___ PROVIDED RECORDS

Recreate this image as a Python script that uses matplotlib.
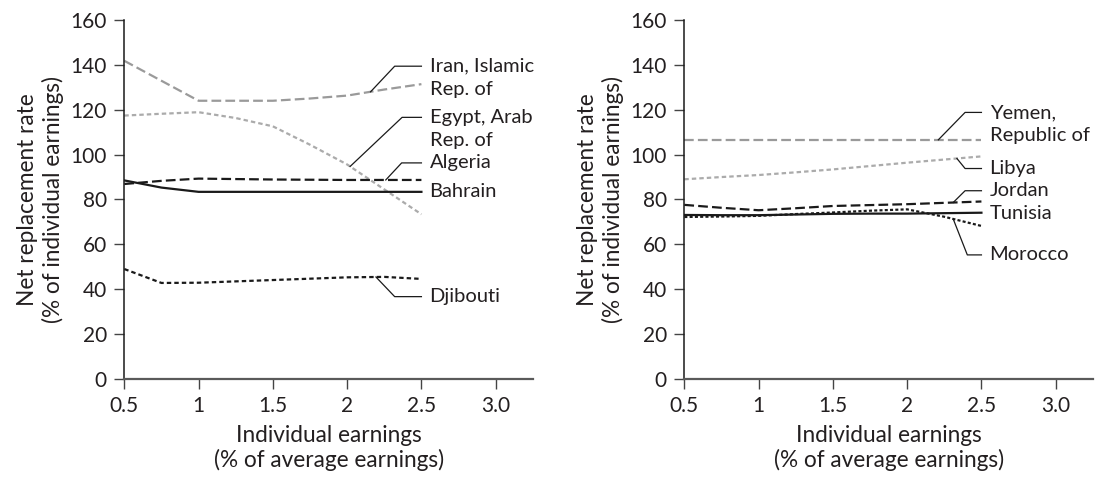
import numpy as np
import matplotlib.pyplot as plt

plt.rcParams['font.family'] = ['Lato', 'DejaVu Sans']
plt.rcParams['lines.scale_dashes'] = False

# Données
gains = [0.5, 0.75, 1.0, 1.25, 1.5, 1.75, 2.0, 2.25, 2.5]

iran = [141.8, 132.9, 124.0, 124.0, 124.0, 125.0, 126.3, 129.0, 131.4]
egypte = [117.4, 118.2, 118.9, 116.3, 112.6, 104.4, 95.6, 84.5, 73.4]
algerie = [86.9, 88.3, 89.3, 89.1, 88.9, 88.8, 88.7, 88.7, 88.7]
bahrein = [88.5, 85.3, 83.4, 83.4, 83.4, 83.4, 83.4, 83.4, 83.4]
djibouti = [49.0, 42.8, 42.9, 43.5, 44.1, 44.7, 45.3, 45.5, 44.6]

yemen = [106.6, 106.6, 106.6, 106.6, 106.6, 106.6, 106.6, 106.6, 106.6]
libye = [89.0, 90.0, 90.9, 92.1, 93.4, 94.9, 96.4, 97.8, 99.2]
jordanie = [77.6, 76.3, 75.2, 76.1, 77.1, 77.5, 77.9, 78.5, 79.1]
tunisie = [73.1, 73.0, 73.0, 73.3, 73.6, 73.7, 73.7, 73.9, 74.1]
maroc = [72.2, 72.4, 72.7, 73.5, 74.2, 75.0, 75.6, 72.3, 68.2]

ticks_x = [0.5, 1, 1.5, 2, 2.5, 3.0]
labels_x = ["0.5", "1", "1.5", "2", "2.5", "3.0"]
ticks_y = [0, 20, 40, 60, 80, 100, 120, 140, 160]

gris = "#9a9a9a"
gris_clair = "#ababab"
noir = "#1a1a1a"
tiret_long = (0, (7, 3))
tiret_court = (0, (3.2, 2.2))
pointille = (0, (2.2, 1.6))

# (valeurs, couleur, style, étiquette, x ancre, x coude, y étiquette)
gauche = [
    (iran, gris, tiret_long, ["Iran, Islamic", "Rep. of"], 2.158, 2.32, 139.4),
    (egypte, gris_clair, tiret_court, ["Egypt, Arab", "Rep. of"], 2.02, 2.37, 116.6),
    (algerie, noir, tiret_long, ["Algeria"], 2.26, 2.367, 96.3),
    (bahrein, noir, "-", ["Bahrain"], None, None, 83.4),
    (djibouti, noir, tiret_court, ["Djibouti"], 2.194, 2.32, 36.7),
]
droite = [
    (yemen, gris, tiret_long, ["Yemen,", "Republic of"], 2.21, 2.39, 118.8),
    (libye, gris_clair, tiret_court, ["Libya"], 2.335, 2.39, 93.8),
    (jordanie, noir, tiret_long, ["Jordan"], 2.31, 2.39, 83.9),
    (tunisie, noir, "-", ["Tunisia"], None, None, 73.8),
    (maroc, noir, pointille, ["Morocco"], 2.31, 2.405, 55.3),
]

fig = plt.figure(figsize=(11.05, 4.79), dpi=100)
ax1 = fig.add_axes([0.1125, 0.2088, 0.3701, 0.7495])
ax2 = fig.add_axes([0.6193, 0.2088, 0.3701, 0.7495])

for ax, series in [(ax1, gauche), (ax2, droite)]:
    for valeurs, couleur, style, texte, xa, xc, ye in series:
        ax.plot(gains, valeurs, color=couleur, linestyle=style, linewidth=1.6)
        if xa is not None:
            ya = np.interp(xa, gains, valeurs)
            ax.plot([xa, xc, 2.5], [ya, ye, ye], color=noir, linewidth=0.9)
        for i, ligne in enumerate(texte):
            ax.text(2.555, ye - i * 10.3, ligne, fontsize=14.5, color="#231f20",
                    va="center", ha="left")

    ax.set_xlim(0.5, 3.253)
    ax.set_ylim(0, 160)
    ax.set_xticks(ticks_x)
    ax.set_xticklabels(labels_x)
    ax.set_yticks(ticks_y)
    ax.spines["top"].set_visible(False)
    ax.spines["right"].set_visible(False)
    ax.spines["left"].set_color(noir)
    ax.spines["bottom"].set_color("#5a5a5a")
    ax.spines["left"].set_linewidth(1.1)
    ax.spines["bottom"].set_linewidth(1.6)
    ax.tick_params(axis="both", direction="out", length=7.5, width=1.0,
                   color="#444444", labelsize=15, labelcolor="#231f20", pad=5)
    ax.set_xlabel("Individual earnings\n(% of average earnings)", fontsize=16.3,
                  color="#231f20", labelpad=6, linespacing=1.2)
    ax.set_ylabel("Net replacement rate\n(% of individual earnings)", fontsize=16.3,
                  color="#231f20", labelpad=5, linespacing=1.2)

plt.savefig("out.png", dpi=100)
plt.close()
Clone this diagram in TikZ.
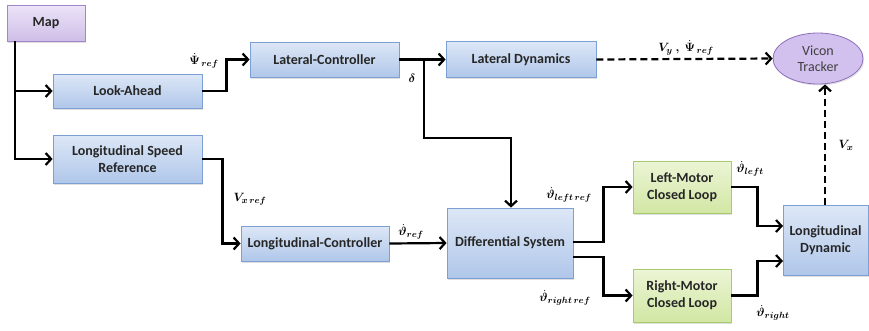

______

PROBLEM STATEMENT —
Please take the lines from the beginning of the data above through the line holding "gains = [0.5, 0.75, 1.0, 1.25, 1.5, 1.75, 2.0, 2.25, 2.5]" and transcribe them exactly, without any pictures.

WRITTEN ANSWER —
Recreate this image as a Python script that uses matplotlib.
import numpy as np
import matplotlib.pyplot as plt

plt.rcParams['font.family'] = ['Lato', 'DejaVu Sans']
plt.rcParams['lines.scale_dashes'] = False

# Données
gains = [0.5, 0.75, 1.0, 1.25, 1.5, 1.75, 2.0, 2.25, 2.5]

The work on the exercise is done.